Dutch edition of Calvin’s Institutes based on the seventeenth-century translation by Willem Corsman (1590–1644). For information on the preface and postscript, see 1887.29. The changes and corrections that Kuyper made to Corsman’s translation were intended to provide contemporary Dutch readers with a reliable and readable edition of Calvin’s masterwork. Kuyper did not try to modernize the language, however. He wanted as much as possible to preserve the powerful rhetoric of the seventeenth-century Dutch.

This edition features a portrait of Calvin facing the title page. The portrait is an engraving by F. Knolle (1807–1877), which was modeled after the painting Ad Archetypum Genevense by Theophil Schuler (1821–1878). Curiously, Kuyper did not choose the portrait in the Corsman edition of 1650—a copperplate engraving by Claes Jansz. Visscher (1586–1652) that depicted Calvin standing in his study, leafing through a copy of his Institutio. Instead, he opted for the stern depiction of Calvin’s upper-body profile by Schuller/Knolle, which was probably taken from Corpus Reformatorum. Volumen XXIX, Ioannis Calvini Opera quae supersunt omni. Ediderunt Guilielmus Baum, Eduardus Cunitz, Eduardus Reuss, Volumen I (Brunsvigae, 1863).
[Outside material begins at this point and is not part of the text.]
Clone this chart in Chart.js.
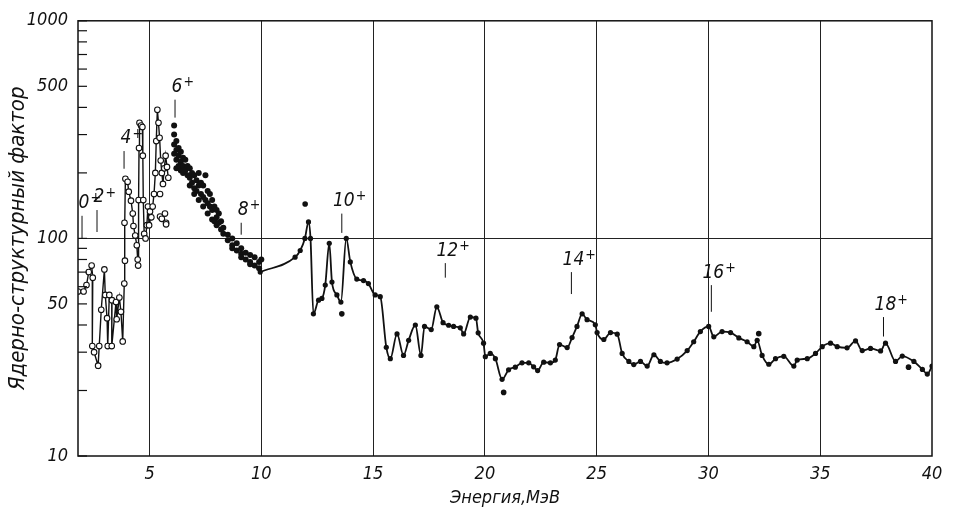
<!DOCTYPE html>
<html>
<head>
<meta charset="utf-8">
<script src="https://cdn.jsdelivr.net/npm/chart.js@4.4.1/dist/chart.umd.min.js"></script>
<style>
  html, body { margin: 0; padding: 0; background: #fff; }
  #wrap { width: 953px; height: 512px; }
</style>
</head>
<body>
<div id="wrap"><canvas id="factorChart"></canvas></div>
<script>
// low energy part, open circles joined by a line (energy MeV, factor)
var openX = [1.8, 2.05, 2.18, 2.28, 2.41, 2.46, 2.44, 2.52, 2.7, 2.75, 2.84, 2.98, 3.02, 3.1, 3.13, 3.2, 3.32, 3.31, 3.5, 3.53, 3.65, 3.72, 3.8, 3.87, 3.9, 3.88, 3.92, 4.02, 4.07, 4.17, 4.25, 4.28, 4.36, 4.43, 4.47, 4.49, 4.51, 4.53, 4.55, 4.62, 4.68, 4.7, 4.72, 4.76, 4.82, 4.88, 4.93, 4.98, 5.02, 5.08, 5.14, 5.2, 5.26, 5.3, 5.35, 5.4, 5.45, 5.5, 5.55, 5.6, 5.66, 5.72, 5.78, 5.84];
var openY = [57, 57, 61, 70, 75, 66, 32, 30, 26, 32, 47, 72, 55, 43, 32, 55, 52, 32, 51, 42.5, 53.5, 46, 33.6, 62, 79, 118, 188, 182, 164, 149, 130, 114, 103, 93, 80, 75, 150, 260, 340, 330, 325, 240, 150, 105, 100, 115, 140, 115, 133, 125, 140, 160, 200, 280, 390, 340, 290, 228, 200, 178, 210, 240, 213, 190];
// loose open circles
var openLoneX = [5.47, 5.47, 5.55, 5.69, 5.74, 5.74];
var openLoneY = [160, 126, 123, 130, 118, 116];

// filled points, 6 - 10 MeV
var cloudX = [6.1, 6.1, 6.1, 6.1, 6.2, 6.2, 6.2, 6.2, 6.3, 6.3, 6.3, 6.4, 6.4, 6.4, 6.5, 6.5, 6.5, 6.6, 6.6, 6.7, 6.7, 6.8, 6.8, 6.8, 6.9, 6.9, 7.0, 7.0, 7.0, 7.1, 7.1, 7.2, 7.2, 7.2, 7.3, 7.3, 7.4, 7.4, 7.4, 7.5, 7.5, 7.6, 7.6, 7.6, 7.7, 7.7, 7.8, 7.8, 7.8, 7.9, 7.9, 8.0, 8.0, 8.0, 8.1, 8.1, 8.2, 8.2, 8.3, 8.3, 8.5, 8.5, 8.7, 8.7, 8.7, 8.9, 8.9, 9.1, 9.1, 9.1, 9.3, 9.3, 9.5, 9.5, 9.5, 9.7, 9.7, 9.9, 9.9, 10.0];
var cloudY = [330, 300, 270, 245, 280, 255, 230, 210, 260, 240, 215, 250, 225, 205, 235, 215, 200, 230, 205, 215, 195, 210, 190, 175, 200, 180, 195, 170, 160, 185, 165, 200, 175, 150, 180, 160, 175, 155, 140, 195, 150, 165, 145, 130, 160, 140, 150, 135, 122, 140, 120, 135, 125, 115, 130, 118, 120, 110, 112, 105, 104, 98, 100, 93, 90, 95, 88, 90, 85, 82, 86, 80, 84, 78, 76, 82, 75, 78, 73, 80];

// smooth curve with points, 10 - 40 MeV
var curveX = [9.95, 11.51, 11.74, 11.95, 12.11, 12.2, 12.33, 12.56, 12.71, 12.86, 13.04, 13.16, 13.38, 13.56, 13.8, 13.98, 14.27, 14.57, 14.79, 15.09, 15.32, 15.59, 15.77, 16.07, 16.36, 16.59, 16.89, 17.14, 17.3, 17.6, 17.85, 18.13, 18.38, 18.6, 18.9, 19.05, 19.35, 19.6, 19.7, 19.94, 20.02, 20.24, 20.47, 20.77, 21.06, 21.36, 21.66, 21.96, 22.18, 22.36, 22.63, 22.93, 23.15, 23.34, 23.68, 23.9, 24.12, 24.35, 24.57, 24.94, 25.02, 25.32, 25.62, 25.92, 26.14, 26.44, 26.66, 26.96, 27.26, 27.56, 27.85, 28.15, 28.6, 29.05, 29.34, 29.64, 30.01, 30.24, 30.61, 30.99, 31.36, 31.73, 32.03, 32.18, 32.4, 32.7, 33.0, 33.37, 33.82, 33.97, 34.42, 34.79, 35.09, 35.46, 35.76, 36.2, 36.58, 36.88, 37.25, 37.7, 37.92, 38.37, 38.67, 39.19, 39.57, 39.79, 40.0];
var curveY = [70, 82, 88, 100, 119, 100, 45, 52, 53, 61, 95, 63, 55, 51, 100, 78, 65, 64, 62, 55, 54, 31.6, 28, 36.4, 29, 34, 40, 29, 39.4, 38.1, 48.5, 41, 39.9, 39.4, 38.8, 36.4, 43.5, 43, 36.8, 33, 28.6, 29.6, 28, 22.5, 24.9, 25.6, 26.8, 26.8, 25.7, 24.7, 27, 26.8, 27.6, 32.5, 31.5, 35, 39.4, 45, 42.3, 40.1, 36.9, 34.3, 36.9, 36.3, 29.6, 27.2, 26.3, 27.2, 25.9, 29.2, 27.2, 26.8, 27.9, 30.5, 33.5, 37.3, 39.4, 35.3, 37.3, 36.9, 34.9, 33.5, 31.8, 34, 29, 26.4, 28, 28.7, 25.9, 27.6, 28, 29.6, 31.8, 33, 31.8, 31.4, 33.8, 30.5, 31.2, 30.4, 33, 27.2, 28.8, 27.2, 25, 23.8, 25.9];

// isolated filled points
var loneX = [11.96, 13.6, 20.84, 32.25, 38.95];
var loneY = [144, 45, 19.6, 36.5, 25.6];

// level marks (spin label, energy, bottom and top of the mark)
var levelNames = ['0', '2', '4', '6', '8', '10', '12', '14', '16', '18'];
var levelX = [1.98, 2.65, 3.86, 6.14, 9.1, 13.6, 18.23, 23.87, 30.13, 37.83];
var levelLow = [100, 107, 209, 359, 104, 106, 66, 55.5, 46, 35.4];
var levelHigh = [127, 135, 252, 434, 118, 130, 77, 70, 61, 43.5];

var xTicks = [5, 10, 15, 20, 25, 30, 35, 40];
var yTicks = [10, 20, 30, 40, 50, 60, 70, 80, 90, 100, 200, 300, 400, 500, 600, 700, 800, 900, 1000];
var yLabelled = [10, 50, 100, 500, 1000];

var fontFamily = "'DejaVu Sans Condensed', 'DejaVu Sans', sans-serif";
var ink = '#111';

function pairs(xs, ys) {
    return xs.map(function (x, i) { return { x: x, y: ys[i] }; });
}

var paperPlugin = {
    id: 'paper',
    afterDraw: function (chart) {
        var ctx = chart.ctx;
        var a = chart.chartArea;
        var xs = chart.scales.x, ys = chart.scales.y;
        ctx.save();
        ctx.strokeStyle = ink;
        ctx.lineWidth = 1.5;
        ctx.strokeRect(a.left, a.top, a.right - a.left, a.bottom - a.top);

        // short ticks inside the left frame
        ctx.lineWidth = 1.2;
        yTicks.forEach(function (v) {
            var py = ys.getPixelForValue(v);
            ctx.beginPath();
            ctx.moveTo(a.left, py);
            ctx.lineTo(a.left + 9, py);
            ctx.stroke();
        });

        // level marks with spin labels
        ctx.fillStyle = ink;
        ctx.lineWidth = 1;
        levelNames.forEach(function (name, i) {
            var px = xs.getPixelForValue(levelX[i]);
            var top = ys.getPixelForValue(levelHigh[i]);
            var bottom = ys.getPixelForValue(levelLow[i]);
            ctx.beginPath();
            ctx.moveTo(px, bottom);
            ctx.lineTo(px, top);
            ctx.stroke();
            ctx.font = 'italic 19px ' + fontFamily;
            ctx.textAlign = 'center';
            ctx.textBaseline = 'bottom';
            var w = ctx.measureText(name).width;
            ctx.fillText(name, px + 2, top - 3);
            ctx.font = 'italic 14px ' + fontFamily;
            ctx.textAlign = 'left';
            ctx.fillText('+', px + 3 + w / 2, top - 10);
        });
        ctx.restore();
    }
};

var ctx = document.getElementById('factorChart').getContext('2d');
var factorChart = new Chart(ctx, {
    type: 'scatter',
    data: {
        datasets: [
            {
                label: 'curve',
                data: pairs(curveX, curveY),
                showLine: true,
                borderColor: ink,
                borderWidth: 1.8,
                cubicInterpolationMode: 'monotone',
                pointRadius: 2.6,
                pointBackgroundColor: ink,
                pointBorderColor: ink,
                pointBorderWidth: 0,
            },
            {
                label: 'cloud',
                data: pairs(cloudX, cloudY),
                showLine: false,
                pointRadius: 3,
                pointBackgroundColor: ink,
                pointBorderColor: ink,
                pointBorderWidth: 0,
            },
            {
                label: 'lone',
                data: pairs(loneX, loneY),
                showLine: false,
                pointRadius: 2.8,
                pointBackgroundColor: ink,
                pointBorderColor: ink,
                pointBorderWidth: 0,
            },
            {
                label: 'open',
                data: pairs(openX, openY),
                showLine: true,
                borderColor: ink,
                borderWidth: 1.4,
                tension: 0,
                pointRadius: 2.8,
                pointBackgroundColor: '#fff',
                pointBorderColor: ink,
                pointBorderWidth: 1.1,
            },
            {
                label: 'open lone',
                data: pairs(openLoneX, openLoneY),
                showLine: false,
                pointRadius: 2.8,
                pointBackgroundColor: '#fff',
                pointBorderColor: ink,
                pointBorderWidth: 1.1,
            },
        ],
    },
    options: {
        responsive: true,
        maintainAspectRatio: false,
        animation: false,
        layout: {
            padding: { left: 0, right: 21, top: 15, bottom: 0 },
        },
        scales: {
            x: {
                type: 'linear',
                min: 1.8,
                max: 40,
                afterBuildTicks: function (scale) {
                    scale.ticks = xTicks.map(function (v) { return { value: v }; });
                },
                afterFit: function (scale) {
                    scale.height = 56;
                },
                ticks: {
                    autoSkip: false,
                    maxRotation: 0,
                    padding: 8,
                    color: ink,
                    font: { family: fontFamily, size: 18, style: 'italic' },
                },
                grid: {
                    drawTicks: false,
                    lineWidth: 1,
                    color: function (c) {
                        return c.tick && c.tick.value < 40 ? '#222' : 'rgba(0,0,0,0)';
                    },
                },
                border: { display: false },
                title: {
                    display: true,
                    text: 'Энергия,МэВ',
                    color: ink,
                    font: { family: fontFamily, size: 18, style: 'italic' },
                    padding: { top: 0, bottom: 3 },
                },
            },
            y: {
                type: 'logarithmic',
                min: 10,
                max: 1000,
                afterBuildTicks: function (scale) {
                    scale.ticks = yTicks.map(function (v) { return { value: v }; });
                },
                afterFit: function (scale) {
                    scale.width = 78;
                },
                ticks: {
                    autoSkip: false,
                    padding: 10,
                    color: ink,
                    font: { family: fontFamily, size: 18, style: 'italic' },
                    callback: function (value) {
                        return yLabelled.indexOf(value) >= 0 ? String(value) : '';
                    },
                },
                grid: {
                    drawTicks: false,
                    lineWidth: 1,
                    color: function (c) {
                        return c.tick && c.tick.value === 100 ? '#222' : 'rgba(0,0,0,0)';
                    },
                },
                border: { display: false },
                title: {
                    display: true,
                    text: 'Ядерно-структурный фактор',
                    color: ink,
                    font: { family: fontFamily, size: 22, style: 'italic' },
                    padding: { top: 5, bottom: 0 },
                },
            },
        },
        plugins: {
            legend: { display: false },
            tooltip: { enabled: false },
        },
    },
    plugins: [paperPlugin],
});
</script>
</body>
</html>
In an unusual move and with Kuyper’s agreement, the publisher reduced the sale price of this edition three months after the final (twentieth) installment was published. To compete with an announced smaller and far less expensive edition, the price dropped by almost half to ƒ4.50 for an unbound copy and ƒ6.50 for a bound copy. An advertisement that announced this sudden and drastic drop in price directed those who had purchased the edition at the original price to Matthew 20:1–16.